Retrouver son enfant après les vacances passées (avec son père), c'est toute une affaire.
Ça démarre par une séquence émotion avec les cœurs serrés et les cents bisous d'affilée qui valent tout l'or du monde.
Puis vous prenez le RER, vous vous installez avec valises et cadeaux et l'enfant se contrarie dont on ne sait quoi, peut-être mon refus de déballer le maxi cadeau de son père dans le wagon, c'est précieux et fragile, l'endroit n'est pas approprié. En face, je n'ai plus qu'une mine renfrognée, des "pffff" et des "t'es pas sympa" et tout va de travers jusqu'à la maison.

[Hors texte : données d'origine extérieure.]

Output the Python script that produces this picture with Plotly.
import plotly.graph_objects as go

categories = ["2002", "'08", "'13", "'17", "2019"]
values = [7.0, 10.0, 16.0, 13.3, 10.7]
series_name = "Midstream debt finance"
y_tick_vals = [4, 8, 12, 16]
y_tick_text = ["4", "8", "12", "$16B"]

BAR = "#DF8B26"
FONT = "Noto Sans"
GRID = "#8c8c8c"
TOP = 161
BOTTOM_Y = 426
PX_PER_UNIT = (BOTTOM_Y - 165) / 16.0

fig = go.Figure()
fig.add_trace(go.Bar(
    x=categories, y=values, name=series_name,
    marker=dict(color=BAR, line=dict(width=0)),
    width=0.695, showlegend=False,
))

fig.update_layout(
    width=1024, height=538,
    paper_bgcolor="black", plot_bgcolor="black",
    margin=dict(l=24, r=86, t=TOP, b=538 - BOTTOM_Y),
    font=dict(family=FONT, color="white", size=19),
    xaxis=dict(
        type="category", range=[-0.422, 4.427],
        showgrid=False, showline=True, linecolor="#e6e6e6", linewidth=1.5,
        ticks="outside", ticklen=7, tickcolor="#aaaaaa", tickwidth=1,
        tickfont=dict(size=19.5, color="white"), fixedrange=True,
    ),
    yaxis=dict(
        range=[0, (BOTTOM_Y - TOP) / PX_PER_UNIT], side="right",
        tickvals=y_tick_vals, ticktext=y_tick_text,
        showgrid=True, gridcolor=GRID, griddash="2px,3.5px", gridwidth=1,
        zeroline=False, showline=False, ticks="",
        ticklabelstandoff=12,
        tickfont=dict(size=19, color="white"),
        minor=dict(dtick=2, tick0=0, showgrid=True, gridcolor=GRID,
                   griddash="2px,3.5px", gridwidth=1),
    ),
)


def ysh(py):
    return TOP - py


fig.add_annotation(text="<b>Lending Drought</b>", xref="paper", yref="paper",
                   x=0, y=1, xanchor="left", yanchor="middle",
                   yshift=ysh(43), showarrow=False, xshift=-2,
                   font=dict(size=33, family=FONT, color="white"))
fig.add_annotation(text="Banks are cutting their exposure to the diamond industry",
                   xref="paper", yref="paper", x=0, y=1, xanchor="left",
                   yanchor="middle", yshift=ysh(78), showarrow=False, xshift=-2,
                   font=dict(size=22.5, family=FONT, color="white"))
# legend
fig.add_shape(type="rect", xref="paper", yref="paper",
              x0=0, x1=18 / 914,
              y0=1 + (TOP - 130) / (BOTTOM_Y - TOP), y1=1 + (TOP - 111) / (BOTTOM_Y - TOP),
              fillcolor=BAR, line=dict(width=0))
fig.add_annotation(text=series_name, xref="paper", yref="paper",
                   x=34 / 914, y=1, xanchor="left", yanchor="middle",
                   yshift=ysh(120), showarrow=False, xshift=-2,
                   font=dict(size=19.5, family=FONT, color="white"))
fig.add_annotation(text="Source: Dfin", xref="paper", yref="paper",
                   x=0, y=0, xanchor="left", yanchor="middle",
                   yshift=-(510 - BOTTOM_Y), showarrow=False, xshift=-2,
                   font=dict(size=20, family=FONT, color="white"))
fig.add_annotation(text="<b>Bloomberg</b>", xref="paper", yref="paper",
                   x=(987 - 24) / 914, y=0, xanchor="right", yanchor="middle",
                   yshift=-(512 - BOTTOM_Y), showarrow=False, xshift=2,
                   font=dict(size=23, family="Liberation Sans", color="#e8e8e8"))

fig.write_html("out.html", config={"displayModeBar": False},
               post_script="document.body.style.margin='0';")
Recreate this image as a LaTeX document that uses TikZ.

Chacune de mes questions sur les vacances reçoit en réponse le minimum syndical monosyllabique et mes remarques agacées soulèvent des "oh c'est bon j'ai compris!" totalement déplacés qui mériteraient plus que mes calmes "tu ne me parles pas comme ça, je vais me fâcher". Mais je me dis qu'elle a beaucoup vu ses cousins dont un ado, qu'elle vient de quitter son père et toute sa famille paternelle et que, ma foi, elle a le droit d'avoir un peu les glandes. Je tire donc les valises, les cent-vingt mille cadeaux et ma gosse dans les couloirs du métro tel l'âne bâté pour oublier que moi aussi j'ai sacrément les glandes.
A la maison, le sapin penche sévèrement et les boules dorées traînent sur le sol, "on pourrait l'illuminer ensemble une dernière fois avant de le défaire, non?" Ce à quoi on me répond : "ben moi je le déferai pas!" qui me fait monter les abeilles comme on dit, mais je ne dis plus rien justement : puisque tout est si contrariant, mieux vaut se taire. Noël est bel et bien enterré.
Il faut boucler les derniers devoirs, l'école reprend demain, et c'est des soupirs sans fin à te tirer les larmes, des "j'y arrive pas" et des "c'est chiant" qui me font bondir. L'enfant comprend que ça sent le roussi mais n'a pas baissé les armes.
Le "qu'est-ce qu'on mange?" insupportable et le scandalisé "Quoiiiii? Oh non pas de la soupe!" finissent d'achever ma supra-sainte patience. Elle est y est donc arrivée, à me faire sortir de mes gongs. Un "Tu la vois venir, ta rouste?" glacial fait cesser les hostilités et nous passons donc notre dîner de retrouvailles en silence le nez dans nos assiettes.
Il a fallu longtemps, longtemps, ce soir là, avant que la poulette se jette dans mes bras en me disant des mots d'amour d'enfant, manière de s'excuser, le chagrin de séparation d'avec son père passé. Ou manière aussi de reprendre pied dans le quotidien, la routine, notre petit train train bien rôdé de famille solo dont elle avait tout oublié.